→ DESCRIPTION OF THE TASK:
Set down the data below from its first line to the line holding "(n7) at (32.6,1675.5)", inclusive; omit all pictures.

++++++++++

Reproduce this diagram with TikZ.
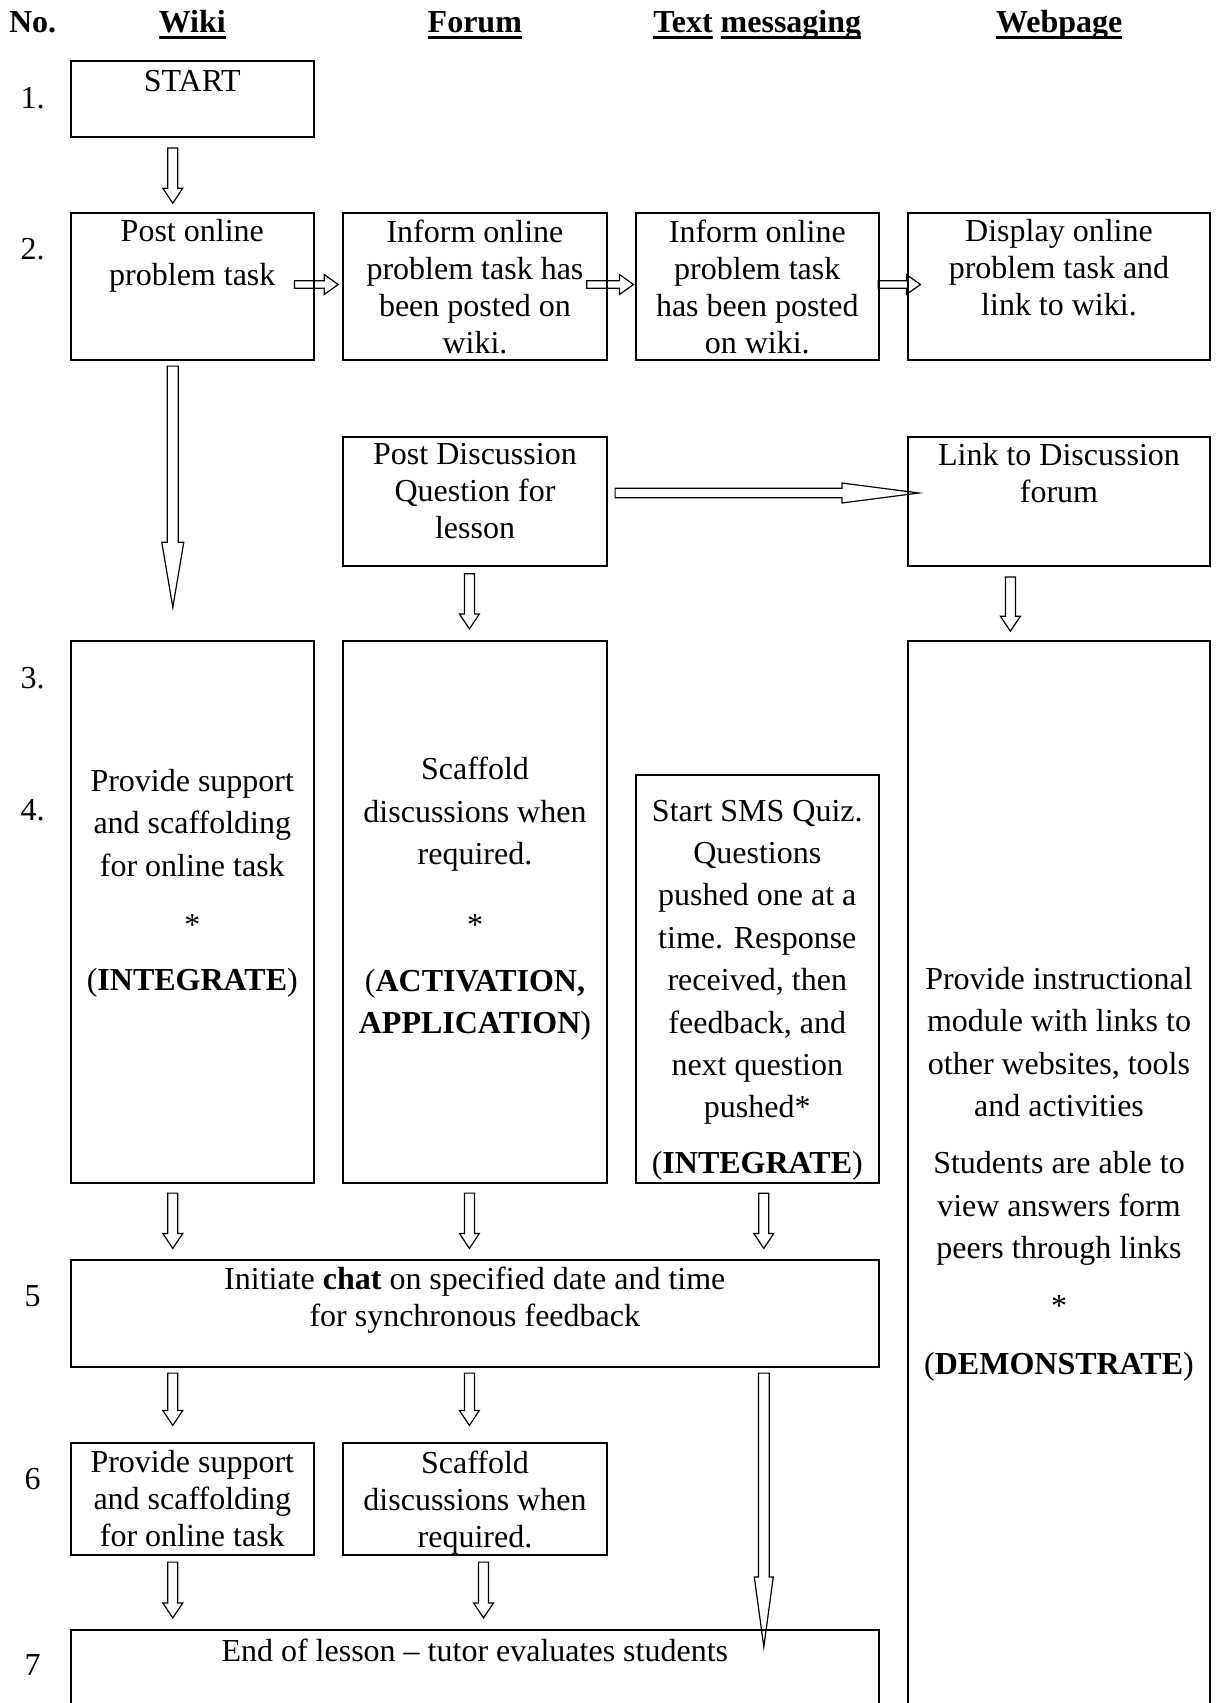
\documentclass[tikz,border=0pt]{standalone}
\usepackage{fontspec}
\setmainfont{Liberation Serif}
\usetikzlibrary{calc,positioning}

% heading underline, one rule per word
\newcommand{\hul}[1]{\setbox0\hbox{#1}\rlap{\rule[-7pt]{\wd0}{3pt}}\box0\relax}

\begin{document}
\begin{tikzpicture}[
  x=1pt, y=-1pt,
  cell/.style={
    rectangle,
    draw=black,
    line width=2.2pt,
    inner sep=0pt
  },
  txt/.style={align=center, inner sep=0pt, font=\fontsize{32}{37}\selectfont},
  txtw/.style={align=center, inner sep=0pt, font=\fontsize{32}{42.4}\selectfont},
  hdr/.style={anchor=base, inner sep=0pt, font=\fontsize{32}{37}\selectfont\bfseries},
  num/.style={anchor=base, inner sep=0pt, font=\fontsize{32}{37}\selectfont},
  blk/.style n args={3}{
    draw=black, line width=1.2pt,
    to path={
      (\tikztostart) coordinate (bs) (\tikztotarget) coordinate (bt)
      ($(bs)!#1!90:(bt)$)
      -- ($(bt)!#3!(bs)!#1!-90:(bs)$)
      -- ($(bt)!#3!(bs)!#2!-90:(bs)$)
      -- (bt)
      -- ($(bt)!#3!(bs)!#2!90:(bs)$)
      -- ($(bt)!#3!(bs)!#1!90:(bs)$)
      -- ($(bs)!#1!-90:(bt)$)
      -- cycle
    }
  },
  down/.style={blk={5pt}{10pt}{15pt}},
  side/.style={blk={3.8pt}{10pt}{14pt}},
  longdown/.style={blk={5.5pt}{11pt}{65pt}},
  lastdown/.style={blk={5.4pt}{9.5pt}{70pt}},
  wide/.style={blk={4.7pt}{10pt}{77pt}}
]

\useasboundingbox (0,0) rectangle (1219,1703);
\clip (0,0) rectangle (1219,1703);

% headings and step numbers
\node[hdr] (hno) at (32.6,32) {No.};
\node[hdr] (hwiki) at (192.3,32) {\hul{Wiki}};
\node[hdr] (hforum) at (474.8,32) {\hul{Forum}};
\node[hdr] (htext) at (757.3,32) {\hul{Text} \hul{messaging}};
\node[hdr] (hweb) at (1059.3,32) {\hul{Webpage}};

\node[num] (n1) at (32.6,108) {1.};
\node[num] (n2) at (32.6,259) {2.};
\node[num] (n3) at (32.6,688) {3.};
\node[num] (n4) at (32.6,820) {4.};
\node[num] (n5) at (32.6,1306) {5};
\node[num] (n6) at (32.6,1489) {6};
\node[num] (n7) at (32.6,1675.5) {7};

% boxes
\node[cell, minimum width=243.4pt, minimum height=76pt] (start) at (192.3,98.9) {};
\node[cell, minimum width=243.4pt, minimum height=146.6pt] (post) at (192.3,286.3) {};
\node[cell, minimum width=264pt, minimum height=146.6pt] (inform) at (475,286.3) {};
\node[cell, minimum width=243.4pt, minimum height=146.6pt] (notify) at (757.3,286.3) {};
\node[cell, minimum width=302pt, minimum height=146.6pt] (display) at (1059,286.3) {};
\node[cell, minimum width=264pt, minimum height=129pt] (question) at (475,501.5) {};
\node[cell, minimum width=302pt, minimum height=129pt] (link) at (1059,501.5) {};
\node[cell, minimum width=243.4pt, minimum height=542pt] (support) at (192.3,912) {};
\node[cell, minimum width=264pt, minimum height=542pt] (scaffold) at (475,912) {};
\node[cell, minimum width=243.4pt, minimum height=408.3pt] (quiz) at (757.3,979) {};
\node[cell, minimum width=302pt, minimum height=1079pt] (module) at (1059,1180.5) {};
\node[cell, minimum width=808.4pt, minimum height=107pt] (chat) at (474.8,1313.5) {};
\node[cell, minimum width=243.4pt, minimum height=112pt] (support2) at (192.3,1499) {};
\node[cell, minimum width=264pt, minimum height=112pt] (scaffold2) at (475,1499) {};
\node[cell, minimum width=808.4pt, minimum height=90pt] (endl) at (474.8,1675) {};

% box texts
\node[txt, below=10pt of start.north] (startT) {START};
\node[txt, font=\fontsize{32}{43.5}\selectfont, below=7.4pt of post.north] (postT) {Post online\\problem task};
\node[txt, below=7.4pt of inform.north] (informT) {Inform online\\problem task has\\been posted on\\wiki.};
\node[txt, below=7.4pt of notify.north] (notifyT) {Inform online\\problem task\\has been posted\\on wiki.};
\node[txt, below=7.4pt of display.north] (displayT) {Display online\\problem task and\\link to wiki.};
\node[txt, below=7.5pt of question.north] (questionT) {Post Discussion\\Question for\\lesson};
\node[txt, below=7.5pt of link.north] (linkT) {Link to Discussion\\forum};
\node[txtw, below=129pt of support.north] (supportT) {Provide support\\and scaffolding\\for online task\\[17pt]*\\[13pt](\textbf{INTEGRATE})};
\node[txtw, below=117pt of scaffold.north] (scaffoldT) {Scaffold\\discussions when\\required.\\[29pt]*\\[13pt](\textbf{ACTIVATION,}\\\textbf{APPLICATION})};
\node[txtw, below=26pt of quiz.north] (quizT) {Start SMS Quiz.\\Questions\\pushed one at a\\time. Response\\received, then\\feedback, and\\next question\\pushed*\\[13.5pt](\textbf{INTEGRATE})};
\node[txtw, below=327pt of module.north] (moduleT) {Provide instructional\\module with links to\\other websites, tools\\and activities\\[15pt]Students are able to\\view answers form\\peers through links\\[15pt]*\\[16pt](\textbf{DEMONSTRATE})};
\node[txt, below=7.8pt of chat.north] (chatT) {Initiate \textbf{chat} on specified date and time\\for synchronous feedback};
\node[txt, below=8.4pt of support2.north] (support2T) {Provide support\\and scaffolding\\for online task};
\node[txt, below=8.4pt of scaffold2.north] (scaffold2T) {Scaffold\\discussions when\\required.};
\node[txt, below=9.4pt of endl.north] (endlT) {End of lesson -- tutor evaluates students};

% block arrows
\draw[down] ([xshift=-19.5pt,yshift=-10pt]start.south) to ([xshift=-19.5pt,yshift=8.7pt]post.north);
\draw[side] ([xshift=-20.6pt,yshift=1.8pt]post.east) to ([xshift=-3.7pt,yshift=1.8pt]inform.west);
\draw[side] ([xshift=-21.4pt,yshift=1.8pt]inform.east) to ([xshift=-1pt,yshift=1.8pt]notify.west);
\draw[side] ([xshift=-2pt,yshift=1.8pt]notify.east) to ([xshift=13.5pt,yshift=1.8pt]display.west);
\draw[longdown] ([xshift=-19.5pt,yshift=-5.4pt]post.south) to ([xshift=-19.5pt,yshift=32.6pt]support.north);
\draw[wide] ([xshift=7pt,yshift=8.5pt]question.east) to ([xshift=12pt,yshift=8.5pt]link.west);
\draw[down] ([xshift=-5.6pt,yshift=-6.6pt]question.south) to ([xshift=-5.6pt,yshift=11pt]scaffold.north);
\draw[down] ([xshift=-48.6pt,yshift=-9.8pt]link.south) to ([xshift=-48.6pt,yshift=8.7pt]module.north);

\draw[down] ([xshift=-19.5pt,yshift=-9pt]support.south) to ($(support.south |- chat.north)+(-19.5pt,10.5pt)$);
\draw[down] ([xshift=-5.6pt,yshift=-9pt]scaffold.south) to ($(scaffold.south |- chat.north)+(-5.6pt,10.5pt)$);
\draw[down] ([xshift=6.5pt,yshift=-9pt]quiz.south) to ($(quiz.south |- chat.north)+(6.5pt,10.5pt)$);

\draw[down] ($(support2.north |- chat.south)+(-19.5pt,-5pt)$) to ([xshift=-19.5pt,yshift=16.5pt]support2.north);
\draw[down] ($(scaffold2.north |- chat.south)+(-5.6pt,-5pt)$) to ([xshift=-5.6pt,yshift=16.5pt]scaffold2.north);
\draw[lastdown] ($(quiz.south |- chat.south)+(6.5pt,-5pt)$) to ($(quiz.south |- endl.north)+(6.5pt,-18pt)$);

\draw[down] ([xshift=-19.5pt,yshift=-6pt]support2.south) to ($(support2.south |- endl.north)+(-19.5pt,11pt)$);
\draw[down] ([xshift=8.5pt,yshift=-6pt]scaffold2.south) to ($(scaffold2.south |- endl.north)+(8.5pt,11pt)$);

\end{tikzpicture}
\end{document}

++++++++++

→ THE ANSWER:
Reproduce this diagram with TikZ.
\documentclass[tikz,border=0pt]{standalone}
\usepackage{fontspec}
\setmainfont{Liberation Serif}
\usetikzlibrary{calc,positioning}

% heading underline, one rule per word
\newcommand{\hul}[1]{\setbox0\hbox{#1}\rlap{\rule[-7pt]{\wd0}{3pt}}\box0\relax}

\begin{document}
\begin{tikzpicture}[
  x=1pt, y=-1pt,
  cell/.style={
    rectangle,
    draw=black,
    line width=2.2pt,
    inner sep=0pt
  },
  txt/.style={align=center, inner sep=0pt, font=\fontsize{32}{37}\selectfont},
  txtw/.style={align=center, inner sep=0pt, font=\fontsize{32}{42.4}\selectfont},
  hdr/.style={anchor=base, inner sep=0pt, font=\fontsize{32}{37}\selectfont\bfseries},
  num/.style={anchor=base, inner sep=0pt, font=\fontsize{32}{37}\selectfont},
  blk/.style n args={3}{
    draw=black, line width=1.2pt,
    to path={
      (\tikztostart) coordinate (bs) (\tikztotarget) coordinate (bt)
      ($(bs)!#1!90:(bt)$)
      -- ($(bt)!#3!(bs)!#1!-90:(bs)$)
      -- ($(bt)!#3!(bs)!#2!-90:(bs)$)
      -- (bt)
      -- ($(bt)!#3!(bs)!#2!90:(bs)$)
      -- ($(bt)!#3!(bs)!#1!90:(bs)$)
      -- ($(bs)!#1!-90:(bt)$)
      -- cycle
    }
  },
  down/.style={blk={5pt}{10pt}{15pt}},
  side/.style={blk={3.8pt}{10pt}{14pt}},
  longdown/.style={blk={5.5pt}{11pt}{65pt}},
  lastdown/.style={blk={5.4pt}{9.5pt}{70pt}},
  wide/.style={blk={4.7pt}{10pt}{77pt}}
]

\useasboundingbox (0,0) rectangle (1219,1703);
\clip (0,0) rectangle (1219,1703);

% headings and step numbers
\node[hdr] (hno) at (32.6,32) {No.};
\node[hdr] (hwiki) at (192.3,32) {\hul{Wiki}};
\node[hdr] (hforum) at (474.8,32) {\hul{Forum}};
\node[hdr] (htext) at (757.3,32) {\hul{Text} \hul{messaging}};
\node[hdr] (hweb) at (1059.3,32) {\hul{Webpage}};

\node[num] (n1) at (32.6,108) {1.};
\node[num] (n2) at (32.6,259) {2.};
\node[num] (n3) at (32.6,688) {3.};
\node[num] (n4) at (32.6,820) {4.};
\node[num] (n5) at (32.6,1306) {5};
\node[num] (n6) at (32.6,1489) {6};
\node[num] (n7) at (32.6,1675.5) {7};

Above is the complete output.